__DATA__:
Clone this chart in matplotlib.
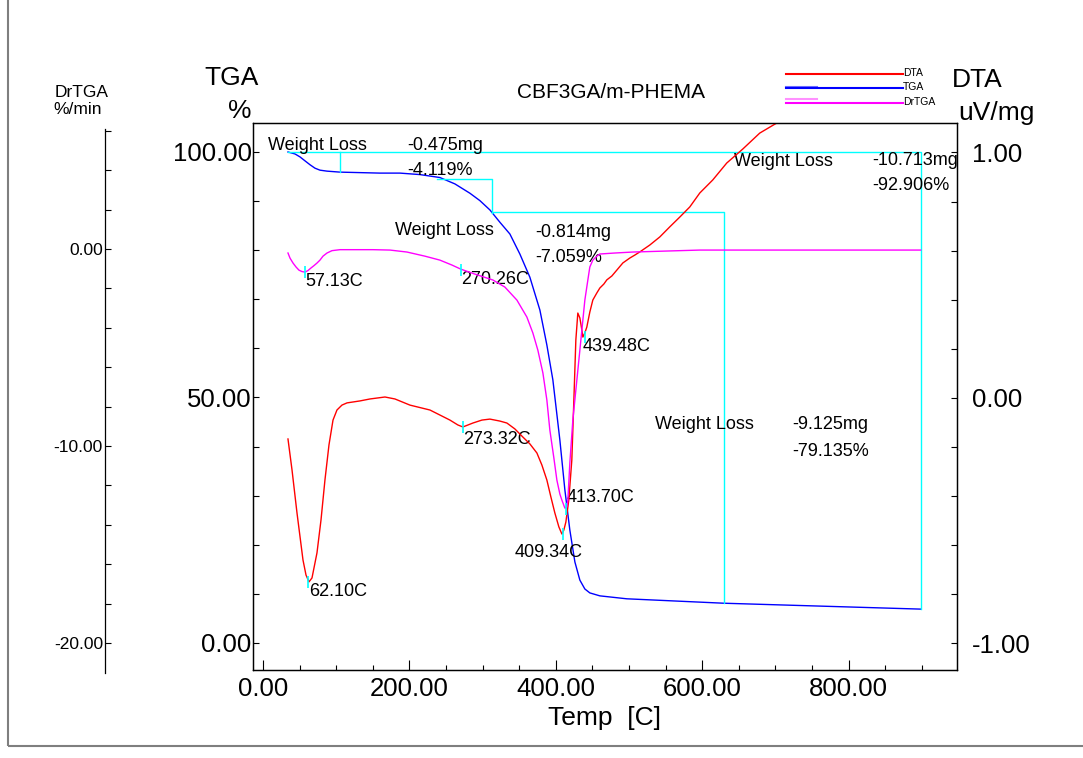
import matplotlib
matplotlib.use('Agg')
import matplotlib.pyplot as plt
from matplotlib.ticker import MultipleLocator, FormatStrFormatter
from matplotlib.patches import Rectangle
from matplotlib.lines import Line2D

plt.rcParams['font.family'] = ['Liberation Sans', 'DejaVu Sans']

# TGA curve (Temp C, %)
tga_temp = [34.1, 43.7, 50.5, 57.3, 64.2, 71.0, 77.8, 87.4, 105.1, 132.4, 159.7, 187.0,
            214.3, 241.6, 262.1, 282.6, 296.2, 309.9, 323.5, 337.2, 350.9, 364.5, 378.2,
            387.7, 395.9, 405.5, 412.3, 419.1, 426.0, 432.8, 439.6, 446.4, 460.1, 496.9,
            629.3, 898.3]
tga_val = [100.0, 99.6, 99.0, 98.2, 97.4, 96.7, 96.3, 96.1, 95.9, 95.8, 95.7, 95.7,
           95.4, 94.8, 93.5, 91.6, 90.1, 88.2, 85.7, 83.3, 79.2, 74.5, 67.8,
           60.7, 53.6, 41.3, 31.2, 23.0, 16.5, 12.8, 11.0, 10.2, 9.6, 9.0,
           8.1, 6.9]

# DTA curve (Temp C, uV/mg)
dta_temp = [34.1, 39.6, 46.4, 54.6, 58.7, 62.8, 66.9, 73.7, 79.2, 84.6, 90.1, 95.6,
            101.0, 107.8, 114.7, 132.4, 146.1, 166.6, 180.2, 200.7, 228.0, 255.3, 266.2,
            273.0, 279.9, 286.7, 299.0, 309.9, 323.5, 333.1, 344.0, 354.9, 364.5, 374.1,
            380.9, 387.7, 393.2, 398.6, 404.1, 408.2, 410.9, 413.7, 417.7, 421.8, 424.6,
            427.3, 430.0, 432.8, 435.5, 436.9, 439.6, 442.3, 446.4, 450.5, 456.0, 460.1,
            465.5, 469.6, 476.5, 483.3, 491.5, 501.0, 507.8, 514.7, 528.3, 542.0, 555.6,
            569.3, 582.9, 596.6, 614.3, 633.4, 655.3, 678.5, 701.7, 719.5]
dta_val = [-0.167, -0.293, -0.468, -0.660, -0.721, -0.749, -0.733, -0.631, -0.497, -0.334, -0.191, -0.090,
           -0.049, -0.029, -0.020, -0.012, -0.004, 0.004, -0.004, -0.029, -0.049, -0.090, -0.110,
           -0.118, -0.110, -0.102, -0.090, -0.086, -0.094, -0.102, -0.126, -0.159, -0.187, -0.224,
           -0.273, -0.334, -0.403, -0.468, -0.525, -0.554, -0.538, -0.505, -0.415, -0.253, -0.008,
           0.236, 0.346, 0.326, 0.277, 0.248, 0.265, 0.289, 0.350, 0.399, 0.428, 0.448,
           0.464, 0.481, 0.497, 0.521, 0.550, 0.570, 0.582, 0.595, 0.623, 0.656, 0.697,
           0.737, 0.778, 0.835, 0.888, 0.957, 1.014, 1.079, 1.120, 1.165]

# DrTGA curve (Temp C, %/min)
dr_temp = [34.1, 36.9, 41.0, 45.1, 49.1, 53.2, 57.3, 61.4, 65.5, 69.6, 73.7, 77.8,
           81.9, 87.4, 94.2, 105.1, 150.2, 173.4, 196.6, 221.2, 241.6, 258.0, 270.3,
           289.4, 314.0, 330.4, 346.8, 360.4, 368.6, 375.4, 382.3, 387.7, 391.8, 397.3,
           401.4, 405.5, 408.2, 412.3, 415.0, 416.4, 419.1, 423.2, 427.3, 432.8, 436.9,
           439.6, 443.7, 446.4, 450.5, 456.0, 460.1, 480.5, 505.1, 596.6, 898.3]
dr_val = [-0.20, -0.46, -0.71, -0.91, -1.07, -1.14, -1.17, -1.09, -0.96, -0.84, -0.71, -0.56,
          -0.36, -0.20, -0.08, -0.03, -0.03, -0.05, -0.15, -0.36, -0.56, -0.81, -1.02,
          -1.27, -1.57, -1.93, -2.59, -3.45, -4.26, -5.13, -6.29, -7.66, -9.19, -10.61,
          -11.73, -12.44, -12.74, -13.15, -13.10, -12.74, -10.86, -8.68, -7.16, -5.13, -3.60,
          -2.59, -1.57, -0.91, -0.56, -0.36, -0.25, -0.20, -0.15, -0.05, -0.05]

# peak marks
dta_peak_t = [62.10, 273.32, 409.34, 439.48]
dta_peak_v = [-0.75, -0.118, -0.554, 0.248]
dr_peak_t = [57.13, 270.26, 413.70]
dr_peak_v = [-1.17, -1.07, -13.2]

# weight loss step lines (Temp, %)
wl_lines = [
    ([34.1, 898.3, 898.3], [100.0, 100.0, 6.9]),
    ([105.1, 105.1], [100.0, 95.9]),
    ([237.5, 312.6, 312.6], [94.6, 94.6, 87.6]),
    ([312.6, 629.3, 629.3], [87.8, 87.8, 8.2]),
]

fig = plt.figure(figsize=(10.83, 7.58), dpi=100)
ax = fig.add_axes([0.2336, 0.1161, 0.6501, 0.7216])
ax_dta = ax.twinx()
ax_dr = ax.twinx()

# frame round the picture
fig.add_artist(Rectangle((8 / 1083, 12 / 758), 1.0, 0.99, transform=fig.transFigure,
                         fill=False, edgecolor='#7f7f7f', lw=1.5))

ax.set_xlim(-13.7, 948)
ax.set_ylim(-5.5, 105.9)
ax_dta.set_ylim(-1.108, 1.120)
ax_dr.set_ylim(-21.37, 6.40)

# curves
ax.plot(tga_temp, tga_val, color='#0000ff', lw=1.0)
ax_dta.plot(dta_temp, dta_val, color='#ff0000', lw=1.0)
ax_dr.plot(dr_temp, dr_val, color='#ff00ff', lw=1.0)

for xs, ys in wl_lines:
    ax.plot(xs, ys, color='#00ffff', lw=1.0)

ax_dta.plot(dta_peak_t, dta_peak_v, ls='none', marker='|', ms=8, mew=1.2, color='#00ffff')
ax_dr.plot(dr_peak_t, dr_peak_v, ls='none', marker='|', ms=8, mew=1.2, color='#00ffff')

# annotations
fs = 13
notes = [
    (6.8, 101.4, 'Weight Loss'), (196.6, 101.4, '-0.475mg'), (196.6, 96.3, '-4.119%'),
    (180.2, 84.1, 'Weight Loss'), (371.3, 83.7, '-0.814mg'), (371.3, 78.6, '-7.059%'),
    (643.0, 98.0, 'Weight Loss'), (832.8, 98.2, '-10.713mg'), (832.8, 93.1, '-92.906%'),
    (535.2, 44.4, 'Weight Loss'), (723.5, 44.4, '-9.125mg'), (723.5, 39.1, '-79.135%'),
    (57.3, 73.7, '57.13C'), (270.3, 74.1, '270.26C'), (436.9, 60.3, '439.48C'),
    (62.8, 10.4, '62.10C'), (273.0, 41.5, '273.32C'), (415.0, 29.7, '413.70C'),
    (344.0, 18.5, '409.34C'),
]
for x, y, s in notes:
    ax.text(x, y, s, fontsize=fs, ha='left', va='center', clip_on=True)

# ticks
tick_fs = 18.5
ax.xaxis.set_major_locator(MultipleLocator(200))
ax.xaxis.set_minor_locator(MultipleLocator(50))
ax.xaxis.set_major_formatter(FormatStrFormatter('%.2f'))
ax.yaxis.set_major_locator(MultipleLocator(50))
ax.yaxis.set_minor_locator(MultipleLocator(10))
ax.yaxis.set_major_formatter(FormatStrFormatter('%.2f'))
ax.tick_params(axis='x', which='major', direction='in', length=7, width=0.8, labelsize=tick_fs, pad=5)
ax.tick_params(axis='x', which='minor', direction='in', length=3.5, width=0.8)
ax.tick_params(axis='y', which='both', direction='in', length=4, width=0.8, labelsize=tick_fs, pad=1)

ax_dta.yaxis.set_major_locator(MultipleLocator(1))
ax_dta.yaxis.set_minor_locator(MultipleLocator(0.2))
ax_dta.yaxis.set_major_formatter(FormatStrFormatter('%.2f'))
ax_dta.tick_params(axis='y', which='both', direction='in', length=4, width=0.8, labelsize=tick_fs, pad=11)

ax_dr.yaxis.set_ticks_position('left')
ax_dr.yaxis.set_label_position('left')
ax_dr.spines['left'].set_position(('axes', -0.2102))
ax_dr.spines['left'].set_visible(True)
ax_dr.spines['left'].set_bounds(-21.5, 6.1)
for side in ['right', 'top', 'bottom']:
    ax_dr.spines[side].set_visible(False)
ax_dr.yaxis.set_major_locator(MultipleLocator(10))
ax_dr.yaxis.set_minor_locator(MultipleLocator(2))
ax_dr.yaxis.set_major_formatter(FormatStrFormatter('%.2f'))
ax_dr.tick_params(axis='y', which='both', direction='in', length=4, width=0.8, labelsize=12.5, pad=1.5)

for a in [ax, ax_dta, ax_dr]:
    for sp in a.spines.values():
        sp.set_linewidth(0.9)

# axis titles
fig.text(232 / 1083, 1 - 78 / 758, 'TGA', fontsize=19, ha='center', va='center')
fig.text(240 / 1083, 1 - 111 / 758, '%', fontsize=19, ha='center', va='center')
fig.text(977 / 1083, 1 - 80 / 758, 'DTA', fontsize=19, ha='center', va='center')
fig.text(996 / 1083, 1 - 113 / 758, 'uV/mg', fontsize=19, ha='center', va='center')
fig.text(82 / 1083, 1 - 92.5 / 758, 'DrTGA', fontsize=12.5, ha='center', va='center')
fig.text(78 / 1083, 1 - 110 / 758, '%/min', fontsize=12.5, ha='center', va='center')
fig.text(611 / 1083, 1 - 92 / 758, 'CBF3GA/m-PHEMA', fontsize=15, ha='center', va='center')
fig.text(605 / 1083, 1 - 718 / 758, 'Temp  [C]', fontsize=19, ha='center', va='center')

# legend drawn by hand
leg = [('DTA', '#ff0000', 74), ('TGA', '#0000ff', 88), ('DrTGA', '#ff00ff', 102.7)]
fig.add_artist(Line2D([786 / 1083, 817 / 1083], [1 - 86.7 / 758] * 2, color='#7070ff', lw=1.5))
fig.add_artist(Line2D([786 / 1083, 817 / 1083], [1 - 99.3 / 758] * 2, color='#ff90ff', lw=1.5))
for name, c, y in leg:
    fig.add_artist(Line2D([786 / 1083, 903 / 1083], [1 - y / 758] * 2, color=c, lw=1.5))
    fig.text(903 / 1083, 1 - (y - 1) / 758, name, fontsize=7.5, ha='left', va='center')

fig.savefig('out.png', dpi=100)
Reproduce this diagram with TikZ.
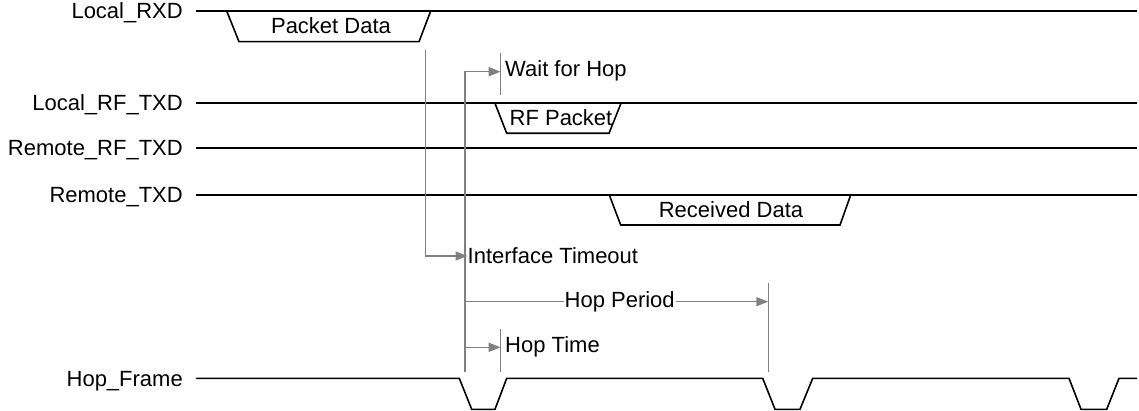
\documentclass[tikz,border=0pt]{standalone}
\usepackage{fontspec}
\setmainfont{Liberation Sans}
\usetikzlibrary{arrows.meta}
\definecolor{ag}{RGB}{128,128,128}
\begin{document}
\begin{tikzpicture}[x=1pt,y=-1pt,
  sig/.style={draw=black,line width=1.6pt,line join=miter},
  ann/.style={draw=ag,line width=1.4pt},
  arr/.style={ann,-{Triangle[length=12pt,width=9pt]}},
  lbl/.style={anchor=east,inner sep=0pt,font=\fontsize{22}{24}\selectfont},
  txt/.style={inner sep=0pt,font=\fontsize{22}{24}\selectfont},
]
\useasboundingbox (0,0) rectangle (1139,411);
% signal names
\node[lbl] (n1) at (183,13) {Local\_RXD};
\node[lbl] (n2) at (183,105) {Local\_RF\_TXD};
\node[lbl] (n3) at (183,150) {Remote\_RF\_TXD};
\node[lbl] (n4) at (183,197) {Remote\_TXD};
\node[lbl] (n5) at (183,381) {Hop\_Frame};
% signal lines
\draw[sig] (196,11) -- (1137,11);
\draw[sig] (226.7,11) -- (239,41.7) -- (419,41.7) -- (430.7,11);
\node[txt] (pd) at (331,26) {Packet Data};
\draw[sig] (196,103.3) -- (1137,103.3);
\draw[sig] (495,103.3) -- (506.7,133.3) -- (609,133.3) -- (621,103.3);
\node[txt] (rfp) at (561,118) {RF Packet};
\draw[sig] (196,148.3) -- (1137,148.3);
\draw[sig] (196,195) -- (1137,195);
\draw[sig] (609.3,195) -- (620.7,225) -- (840,225) -- (850.7,195);
\node[txt] (rd) at (731,210) {Received Data};
\draw[sig] (196,378.3) -- (459.3,378.3) -- (471.7,409.3) -- (495,409.3) -- (506.7,378.3)
  -- (762.7,378.3) -- (775,409.3) -- (800,409.3) -- (812.7,378.3)
  -- (1069,378.3) -- (1081,409.3) -- (1106.7,409.3) -- (1119,378.3) -- (1137,378.3);
% annotation coordinates
\coordinate (a1) at (425.3,50);
\coordinate (a2) at (425.3,256);
\coordinate (b1) at (465,372);
\coordinate (b2) at (465,71.7);
\coordinate (w1) at (500.7,53);
\coordinate (w2) at (500.7,95);
\coordinate (ht1) at (500.7,329.3);
\coordinate (ht2) at (500.7,372);
\coordinate (hp1) at (768.3,283);
\coordinate (hp2) at (768.3,372);
% labels
\node[txt,anchor=west] (wfh) at (505,71) {Wait for Hop};
\node[txt,anchor=west] (it) at (467.5,256) {Interface Timeout};
\node[txt,anchor=west] (ht) at (505,347) {Hop Time};
% annotation lines
\draw[ann] (w1) -- (w2);
\draw[ann] (ht1) -- (ht2);
\draw[ann] (hp1) -- (hp2);
\draw[arr] (a1) -- (a2) -- (it.west);
\draw[arr] (b1) -- (b2) -- (w1 |- b2);
\draw[arr] (b1 |- 0,301.7) -- (hp1 |- 0,301.7)
  node[txt,pos=0.51,fill=white,inner xsep=1pt] (hpl) {Hop Period};
\draw[arr] (b1 |- 0,347.3) -- (ht1 |- 0,347.3);
\end{tikzpicture}
\end{document}
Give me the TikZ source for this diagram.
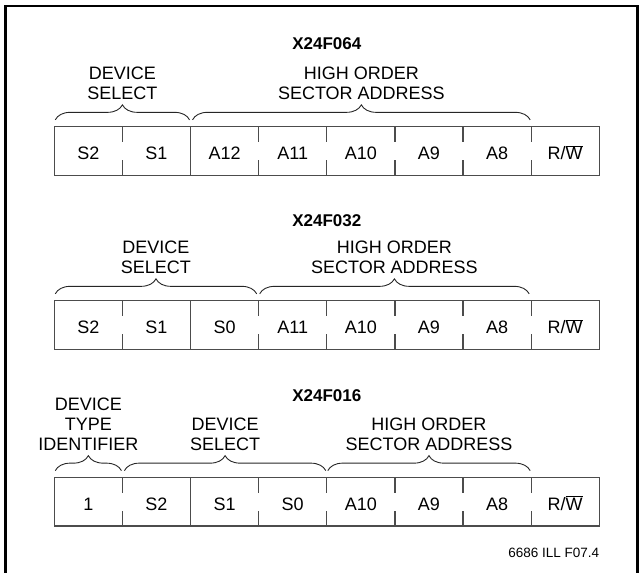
\documentclass[tikz,border=0pt]{standalone}
\usepackage{fontspec}
\setmainfont{Liberation Sans}
\usetikzlibrary{positioning, decorations.pathreplacing}

\newcommand{\rwbar}{R/$\overline{\mbox{W}}$}

\begin{document}
\begin{tikzpicture}[x=1pt,y=1pt,node distance=68.125pt,on grid,
    cell/.style={minimum width=68.125pt,minimum height=48.3pt,inner sep=0pt,outer sep=0pt,
      text height=17pt,text depth=0pt,font=\fontsize{18}{20}\selectfont},
    grp/.style={align=center,inner sep=0pt,text depth=0pt,font=\fontsize{18}{20}\selectfont},
    chip/.style={inner sep=0pt,text depth=0pt,font=\fontsize{17}{20}\selectfont\bfseries},
    box/.style={draw=black!70,line width=1.2pt},
    brace/.style={decorate,decoration={brace,amplitude=15pt},draw=black!85,line width=0.9pt}]
    \useasboundingbox (0,0) rectangle (641,573);
    % frame, open at the bottom
    \draw[line width=2.8pt,line join=miter] (5.5,-5) -- (5.5,567) -- (637.5,567) -- (637.5,-5);

    % X24F064
    \node[chip] (t_a) at (326.8,529) {X24F064};
    \node[cell] (a_1) at (88.36,422) {S2};
    \node[cell] (a_2) [right=of a_1] {S1};
    \node[cell] (a_3) [right=of a_2] {A12};
    \node[cell] (a_4) [right=of a_3] {A11};
    \node[cell] (a_5) [right=of a_4] {A10};
    \node[cell] (a_6) [right=of a_5] {A9};
    \node[cell] (a_7) [right=of a_6] {A8};
    \node[cell] (a_8) [right=of a_7] {\rwbar};
    \draw[brace] ([xshift=1pt,yshift=7pt]a_1.north west) --
      node[grp,above=19.7pt] {DEVICE\\SELECT} ([xshift=-1pt,yshift=7pt]a_2.north east);
    \draw[brace] ([xshift=2pt,yshift=7pt]a_3.north west) --
      node[grp,above=19.7pt] {HIGH ORDER\\SECTOR ADDRESS} ([xshift=-1pt,yshift=7pt]a_7.north east);

    % X24F032
    \node[chip] (t_b) at (326.8,352) {X24F032};
    \node[cell] (b_1) at (88.36,248) {S2};
    \node[cell] (b_2) [right=of b_1] {S1};
    \node[cell] (b_3) [right=of b_2] {S0};
    \node[cell] (b_4) [right=of b_3] {A11};
    \node[cell] (b_5) [right=of b_4] {A10};
    \node[cell] (b_6) [right=of b_5] {A9};
    \node[cell] (b_7) [right=of b_6] {A8};
    \node[cell] (b_8) [right=of b_7] {\rwbar};
    \draw[brace] ([xshift=1pt,yshift=7pt]b_1.north west) --
      node[grp,above=19.7pt] {DEVICE\\SELECT} ([xshift=-2pt,yshift=7pt]b_3.north east);
    \draw[brace] ([xshift=1pt,yshift=7pt]b_4.north west) --
      node[grp,above=19.7pt] {HIGH ORDER\\SECTOR ADDRESS} ([xshift=-2pt,yshift=7pt]b_7.north east);

    % X24F016
    \node[chip] (t_c) at (326.8,177) {X24F016};
    \node[cell] (c_1) at (88.36,71.2) {1};
    \node[cell] (c_2) [right=of c_1] {S2};
    \node[cell] (c_3) [right=of c_2] {S1};
    \node[cell] (c_4) [right=of c_3] {S0};
    \node[cell] (c_5) [right=of c_4] {A10};
    \node[cell] (c_6) [right=of c_5] {A9};
    \node[cell] (c_7) [right=of c_6] {A8};
    \node[cell] (c_8) [right=of c_7] {\rwbar};
    \draw[brace] ([xshift=1pt,yshift=7pt]c_1.north west) --
      node[grp,above=19.7pt] {DEVICE\\TYPE\\IDENTIFIER} ([xshift=-1pt,yshift=7pt]c_1.north east);
    \draw[brace] ([xshift=2pt,yshift=7pt]c_2.north west) --
      node[grp,above=19.7pt] {DEVICE\\SELECT} ([xshift=-1pt,yshift=7pt]c_4.north east);
    \draw[brace] ([xshift=1pt,yshift=7pt]c_5.north west) --
      node[grp,above=19.7pt] {HIGH ORDER\\SECTOR ADDRESS} ([xshift=-1pt,yshift=7pt]c_7.north east);

    % registers: outline, one full divider, the rest broken
    \foreach \r in {a,b,c} {
      \draw[box] (\r_1.north west) rectangle (\r_8.south east);
      \draw[box] (\r_2.north east) -- (\r_2.south east);
      \foreach \i in {1,3,4,5,6,7} {
        \draw[box] (\r_\i.north east) -- ++(0,-15);
        \draw[box] (\r_\i.south east) -- ++(0,15);
      }
    }

    \node[inner sep=0pt,text depth=0pt,anchor=east,font=\fontsize{13.5}{16}\selectfont] (ill)
      at (599.3,20.3) {6686 ILL F07.4};
\end{tikzpicture}
\end{document}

__PROBLEM DETAILS__: From the top of the listing above, repeat each line exactly until you reach the line containing "from matplotlib.lines import Line2D", and repeat that one too. Leave the pictures out.

__PROBLEM SOLUTION__:
Clone this chart in matplotlib.
import matplotlib
matplotlib.use('Agg')
import matplotlib.pyplot as plt
from matplotlib.ticker import MultipleLocator, FormatStrFormatter
from matplotlib.patches import Rectangle
from matplotlib.lines import Line2D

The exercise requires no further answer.